Working Paper
Judgment and decision making research has typically not explicitly considered whether there are individual differences in overconfidence. In cases where correlations among individual measures are reported, the strength of associations tends to be modest. Despite this, the authors show that when analyzing measures of overconfidence from an individual differences perspective, there is substantial evidence for trait-level overconfidence—which we call ‘core overconfidence’—that is stable over both short and long-time periods. Further, overconfidence has primarily been studied in one of three forms: overestimation, overplacement, or overprecision.
The authors find that measures across these forms are consistently related when each form is measured reliably. These results are shown to be robust over a broad array of design and analytical choices.
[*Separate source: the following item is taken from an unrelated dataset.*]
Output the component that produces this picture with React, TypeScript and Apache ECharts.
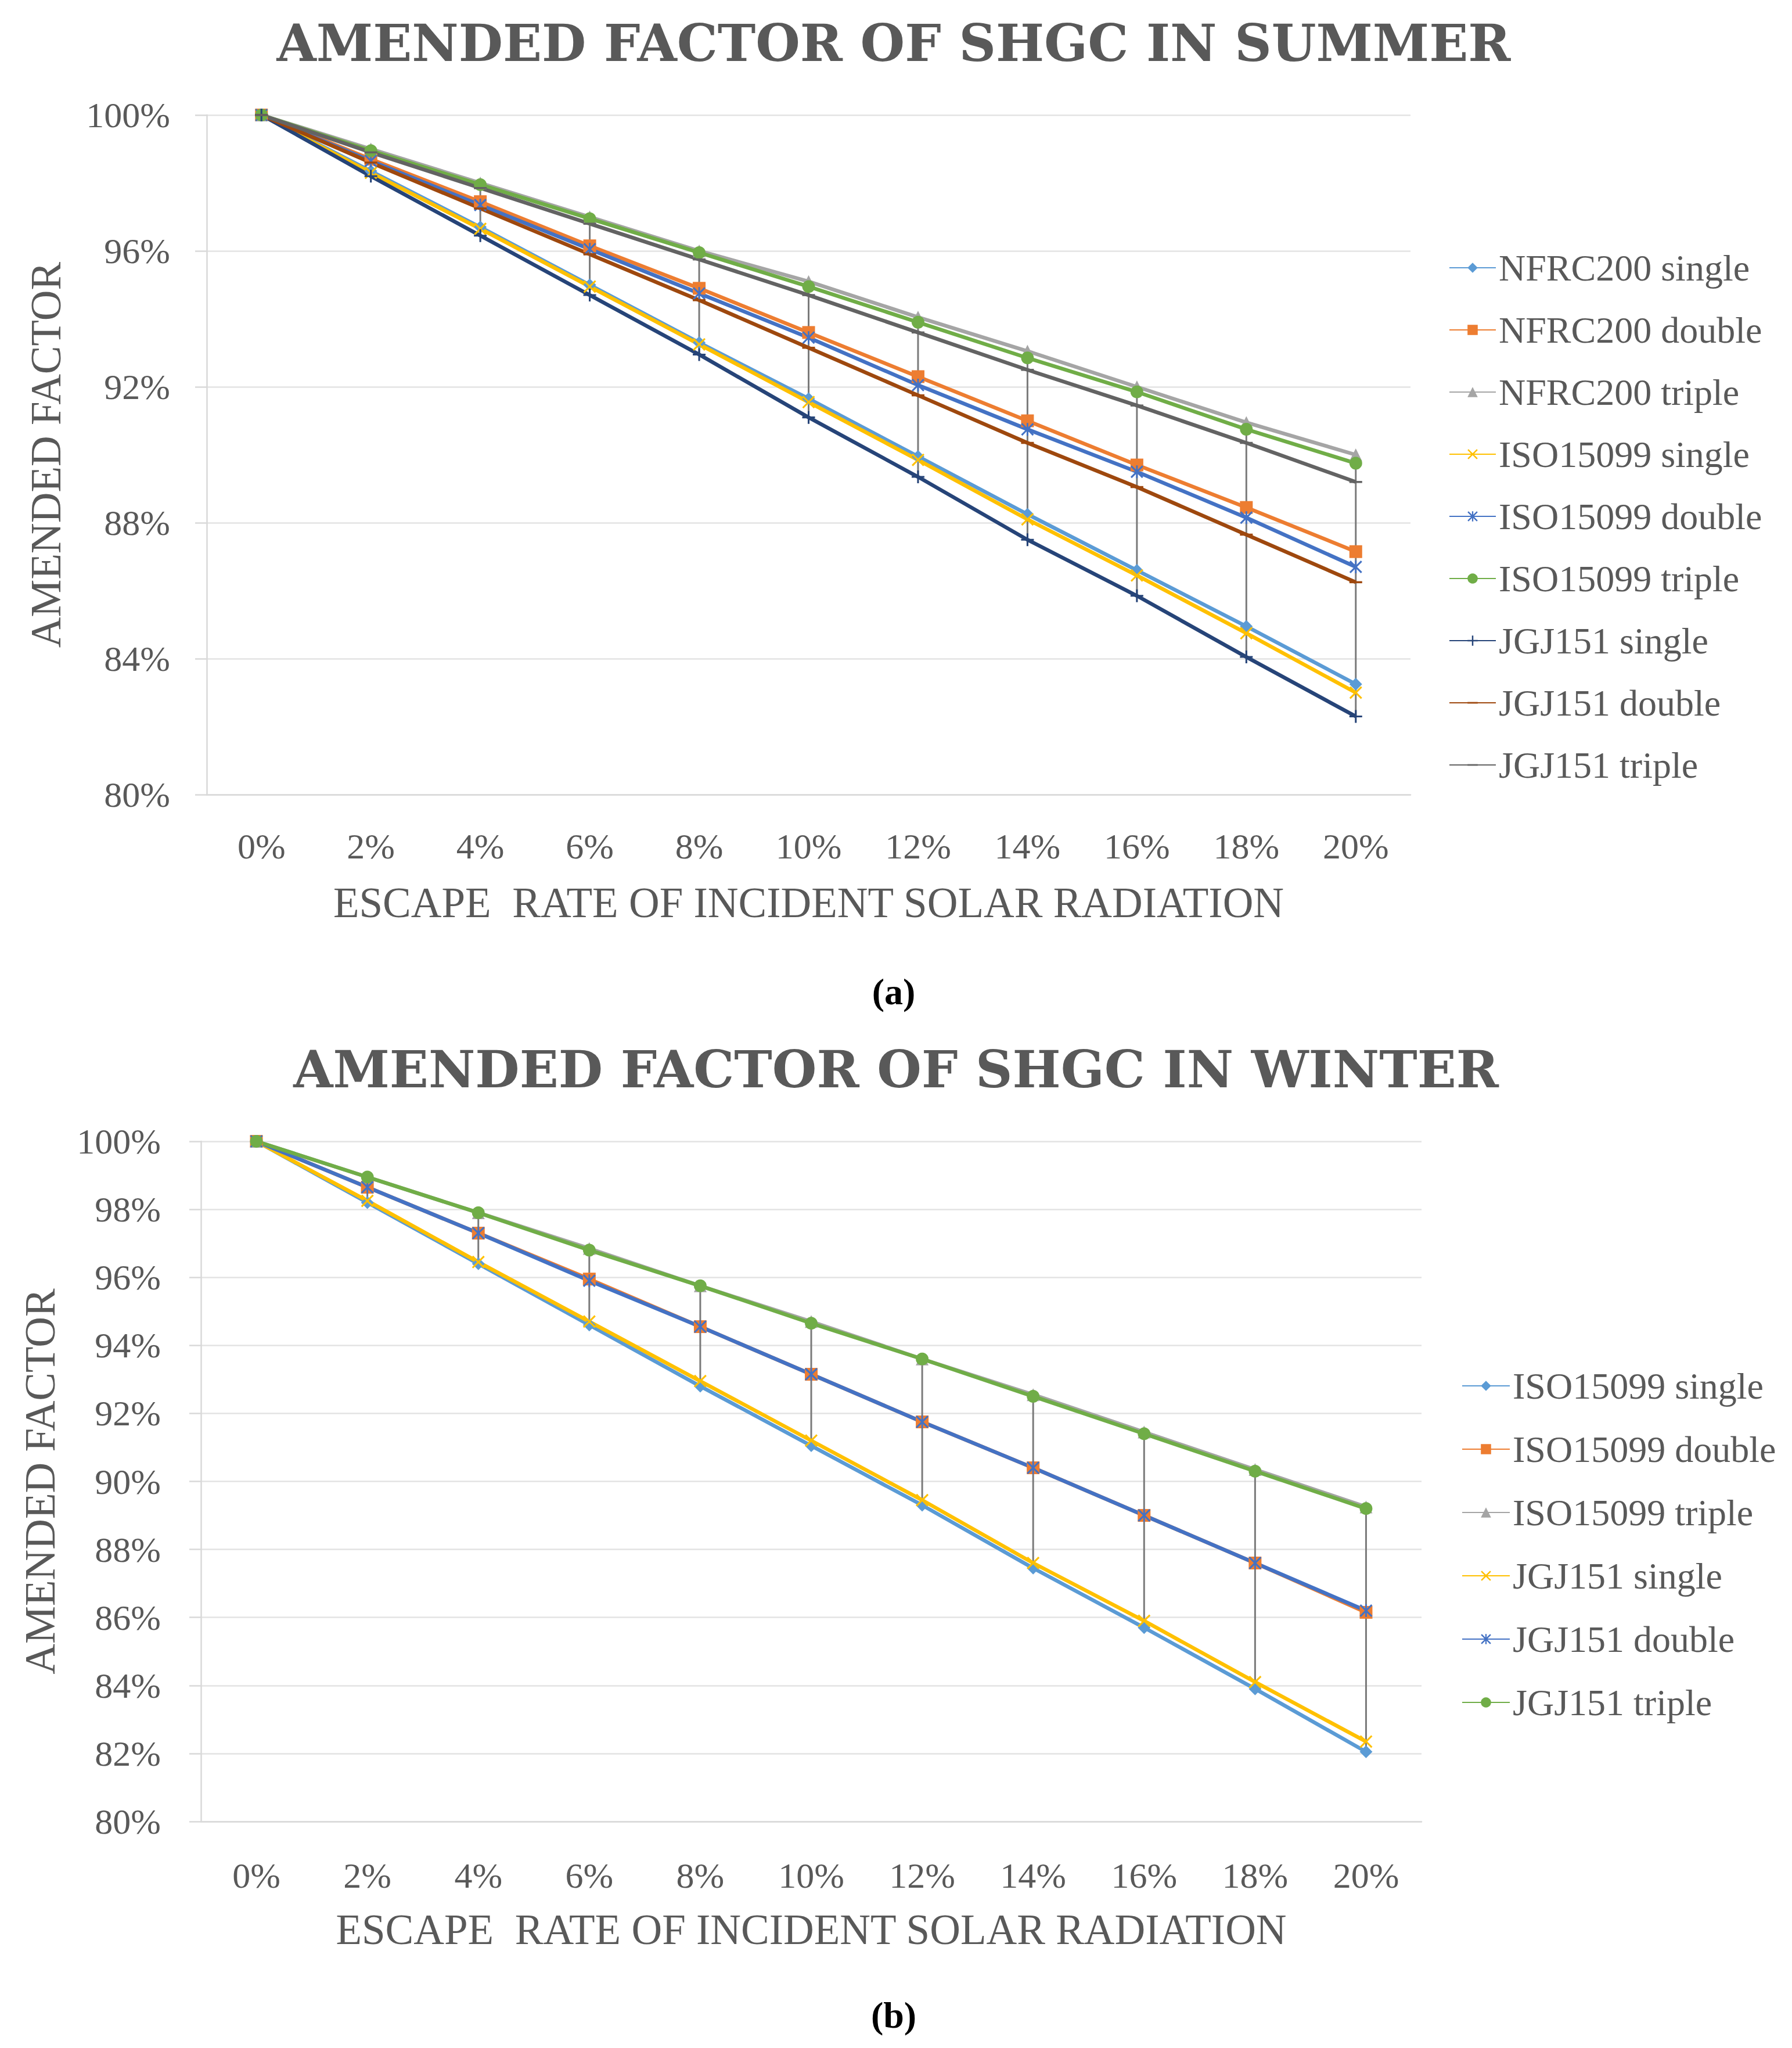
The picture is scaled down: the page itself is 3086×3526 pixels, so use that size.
import { useEffect, useRef } from 'react';
import * as echarts from 'echarts';

const categories = ['0%', '2%', '4%', '6%', '8%', '10%', '12%', '14%', '16%', '18%', '20%'];

// summer (a)
const summerNames = [
  'NFRC200 single', 'NFRC200 double', 'NFRC200 triple',
  'ISO15099 single', 'ISO15099 double', 'ISO15099 triple',
  'JGJ151 single', 'JGJ151 double', 'JGJ151 triple',
];
const sNfrcSingle = [100, 98.35, 96.7, 95.0, 93.3, 91.65, 89.95, 88.25, 86.6, 84.95, 83.25];
const sNfrcDouble = [100, 98.7, 97.45, 96.15, 94.9, 93.6, 92.3, 91.0, 89.7, 88.45, 87.15];
const sNfrcTriple = [100, 99.0, 98.0, 97.0, 96.0, 95.1, 94.05, 93.05, 92.0, 90.95, 90.0];
const sIsoSingle = [100, 98.3, 96.65, 94.95, 93.25, 91.55, 89.85, 88.1, 86.45, 84.75, 83.0];
const sIsoDouble = [100, 98.65, 97.35, 96.05, 94.75, 93.45, 92.05, 90.75, 89.5, 88.15, 86.7];
const sIsoTriple = [100, 98.95, 97.95, 96.95, 95.95, 94.95, 93.9, 92.85, 91.85, 90.75, 89.75];
const sJgjSingle = [100, 98.2, 96.45, 94.7, 92.95, 91.1, 89.35, 87.5, 85.85, 84.05, 82.3];
const sJgjDouble = [100, 98.6, 97.25, 95.9, 94.55, 93.15, 91.75, 90.35, 89.05, 87.65, 86.25];
const sJgjTriple = [100, 98.9, 97.85, 96.8, 95.75, 94.7, 93.6, 92.5, 91.45, 90.35, 89.2];

// winter (b)
const winterNames = [
  'ISO15099 single', 'ISO15099 double', 'ISO15099 triple',
  'JGJ151 single', 'JGJ151 double', 'JGJ151 triple',
];
const wIsoSingle = [100, 98.2, 96.4, 94.6, 92.8, 91.05, 89.3, 87.45, 85.7, 83.9, 82.05];
const wIsoDouble = [100, 98.65, 97.3, 95.95, 94.55, 93.15, 91.75, 90.4, 89.0, 87.6, 86.15];
const wIsoTriple = [100, 98.95, 97.9, 96.85, 95.75, 94.7, 93.6, 92.55, 91.45, 90.35, 89.25];
const wJgjSingle = [100, 98.25, 96.45, 94.7, 92.95, 91.2, 89.45, 87.6, 85.9, 84.1, 82.35];
const wJgjDouble = [100, 98.65, 97.3, 95.9, 94.55, 93.15, 91.75, 90.4, 89.0, 87.6, 86.2];
const wJgjTriple = [100, 98.95, 97.9, 96.8, 95.75, 94.65, 93.6, 92.5, 91.4, 90.3, 89.2];

const summerData = [sNfrcSingle, sNfrcDouble, sNfrcTriple, sIsoSingle, sIsoDouble, sIsoTriple, sJgjSingle, sJgjDouble, sJgjTriple];
const winterData = [wIsoSingle, wIsoDouble, wIsoTriple, wJgjSingle, wJgjDouble, wJgjTriple];

// excel-like marker shapes
const SYM_X = 'path://M1,0L5,4L9,0L10,1L6,5L10,9L9,10L5,6L1,10L0,9L4,5L0,1Z';
const SYM_STAR = 'path://M1,0L5,4L9,0L10,1L6,5L10,9L9,10L5,6L1,10L0,9L4,5L0,1ZM4.35,0H5.65V10H4.35Z';
const SYM_PLUS = 'path://M4.3,0H5.7V4.3H10V5.7H5.7V10H4.3V5.7H0V4.3H4.3Z';
const SYM_DASH = 'path://M0,0M0,4.2H10V5.8H0ZM10,10';

const markerStyles = [
  { color: '#5B9BD5', symbol: 'diamond' },
  { color: '#ED7D31', symbol: 'rect' },
  { color: '#A5A5A5', symbol: 'triangle' },
  { color: '#FFC000', symbol: SYM_X },
  { color: '#4472C4', symbol: SYM_STAR },
  { color: '#70AD47', symbol: 'circle' },
  { color: '#264478', symbol: SYM_PLUS },
  { color: '#9E480E', symbol: SYM_DASH },
  { color: '#636363', symbol: SYM_DASH },
];

const FONT = 'Liberation Serif';
const TEXT = '#595959';

function lineSeries(names: string[], data: number[][]) {
  return names.map((name, i) => ({
    name,
    type: 'line',
    data: data[i],
    symbol: markerStyles[i].symbol,
    symbolSize: 22,
    z: 3,
    lineStyle: { color: markerStyles[i].color, width: 6.5 },
    itemStyle: { color: markerStyles[i].color },
  }));
}

// vertical high-low lines from the lowest to the highest series at each category
function dropLines(data: number[][]) {
  const rows = categories.map((_, i) => {
    const vals = data.map((s) => s[i]);
    return [i, Math.min(...vals), Math.max(...vals)];
  });
  return {
    type: 'custom',
    z: 2,
    silent: true,
    encode: { x: 0, y: [1, 2] },
    data: rows,
    renderItem: (_params: any, api: any) => {
      const p1 = api.coord([api.value(0), api.value(1)]);
      const p2 = api.coord([api.value(0), api.value(2)]);
      return {
        type: 'line',
        shape: { x1: p1[0], y1: p1[1], x2: p2[0], y2: p2[1] },
        style: { stroke: '#7A7A7A', lineWidth: 3 },
      };
    },
  };
}

interface PanelConfig {
  title: string;
  titleX: number;
  titleY: number;
  tag: string;
  tagY: number;
  names: string[];
  data: number[][];
  grid: { left: number; top: number; width: number; height: number };
  interval: number;
  yLabelMargin: number;
  xLabelMargin: number;
  legendLeft: number;
  legendTop: number;
  legendGap: number;
  legendIconW: number;
}

function buildOption(c: PanelConfig) {
  return {
    animation: false,
    backgroundColor: '#FFFFFF',
    title: {
      text: c.title,
      left: c.titleX,
      top: c.titleY,
      textAlign: 'center',
      textVerticalAlign: 'middle',
      padding: 0,
      textStyle: { fontFamily: 'DejaVu Serif', fontSize: 88, fontWeight: 'bold', color: TEXT },
    },
    graphic: [
      {
        type: 'text',
        x: 1539,
        y: c.tagY,
        style: {
          text: c.tag,
          font: 'bold 64px "Liberation Serif"',
          fill: '#000000',
          align: 'center',
          verticalAlign: 'middle',
        },
      },
    ],
    legend: {
      data: c.names,
      orient: 'vertical',
      left: c.legendLeft,
      top: c.legendTop,
      itemWidth: c.legendIconW,
      itemHeight: 22,
      itemGap: c.legendGap,
      textStyle: { fontFamily: FONT, fontSize: 64, color: TEXT, lineHeight: 64 },
    },
    grid: c.grid,
    xAxis: {
      type: 'category',
      data: categories,
      boundaryGap: true,
      name: 'ESCAPE  RATE OF INCIDENT SOLAR RADIATION',
      nameLocation: 'middle',
      nameGap: 150,
      nameTextStyle: { fontFamily: FONT, fontSize: 73, color: TEXT },
      axisLine: { lineStyle: { color: '#D9D9D9', width: 2.5 } },
      axisTick: { show: false },
      axisLabel: { fontFamily: FONT, fontSize: 62, color: TEXT, margin: c.xLabelMargin },
    },
    yAxis: {
      type: 'value',
      min: 80,
      max: 100,
      interval: c.interval,
      name: 'AMENDED FACTOR',
      nameLocation: 'middle',
      nameGap: 240,
      nameTextStyle: { fontFamily: FONT, fontSize: 73, color: TEXT },
      axisLine: { show: true, lineStyle: { color: '#D9D9D9', width: 2.5 } },
      axisTick: { show: true, length: 20, lineStyle: { color: '#D9D9D9', width: 2.5 } },
      splitLine: { lineStyle: { color: '#E3E3E3', width: 2.5 } },
      axisLabel: { fontFamily: FONT, fontSize: 62, color: TEXT, margin: c.yLabelMargin, formatter: '{value}%' },
    },
    series: [dropLines(c.data), ...lineSeries(c.names, c.data)],
  };
}

const SUMMER: PanelConfig = {
  title: 'AMENDED FACTOR OF SHGC IN SUMMER',
  titleX: 1539,
  titleY: 74,
  tag: '(a)',
  tagY: 1707,
  names: summerNames,
  data: summerData,
  grid: { left: 356, top: 198, width: 2073, height: 1170 },
  interval: 4,
  yLabelMargin: 63,
  xLabelMargin: 58,
  legendLeft: 2490,
  legendTop: 424,
  legendGap: 43,
  legendIconW: 80,
};

const WINTER_TOP = 1770;
const WINTER: PanelConfig = {
  title: 'AMENDED FACTOR OF SHGC IN WINTER',
  titleX: 1543,
  titleY: 1841 - WINTER_TOP,
  tag: '(b)',
  tagY: 3469 - WINTER_TOP,
  names: winterNames,
  data: winterData,
  grid: { left: 346, top: 1965 - WINTER_TOP, width: 2102, height: 1171 },
  interval: 2,
  yLabelMargin: 69,
  xLabelMargin: 62,
  legendLeft: 2512,
  legendTop: 2349 - WINTER_TOP,
  legendGap: 45,
  legendIconW: 82,
};

function Panel({ config, top, height }: { config: PanelConfig; top: number; height: number }) {
  const ref = useRef<HTMLDivElement>(null);

  useEffect(() => {
    if (!ref.current) return;
    const chart = echarts.init(ref.current, null, { renderer: 'svg' });
    chart.setOption(buildOption(config));
    return () => {
      chart.dispose();
    };
  }, [config]);

  return (
    <div
      ref={ref}
      style={{ position: 'absolute', left: 0, top, width: 3086, height }}
    />
  );
}

export default function App() {
  return (
    <div style={{ position: 'absolute', left: 0, top: 0, width: 3086, height: 3526, background: '#FFFFFF' }}>
      <Panel config={SUMMER} top={0} height={WINTER_TOP} />
      <Panel config={WINTER} top={WINTER_TOP} height={3526 - WINTER_TOP} />
    </div>
  );
}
The authors also find evidence that differences in both self-enhancement and reflective cognitive processes appear to contribute to this stability: a range of individual difference measures (e.g., narcissism, actively open-minded thinking) significantly correlate with core overconfidence, though these relationships are generally explained distinctly by either a relationship with confidence or accuracy.
In additional studies, the authors show that individual differences in overconfidence are robust when minimizing the correlations in accuracy across tasks, demonstrating that they are not specific to narrow self-views in a domain. Overall, by studying the same respondents’ behaviors across domains, forms, and time periods, the authors find strong evidence for stable, individual differences in overconfidence that are interpretable in terms of common motivated and cognitive processes.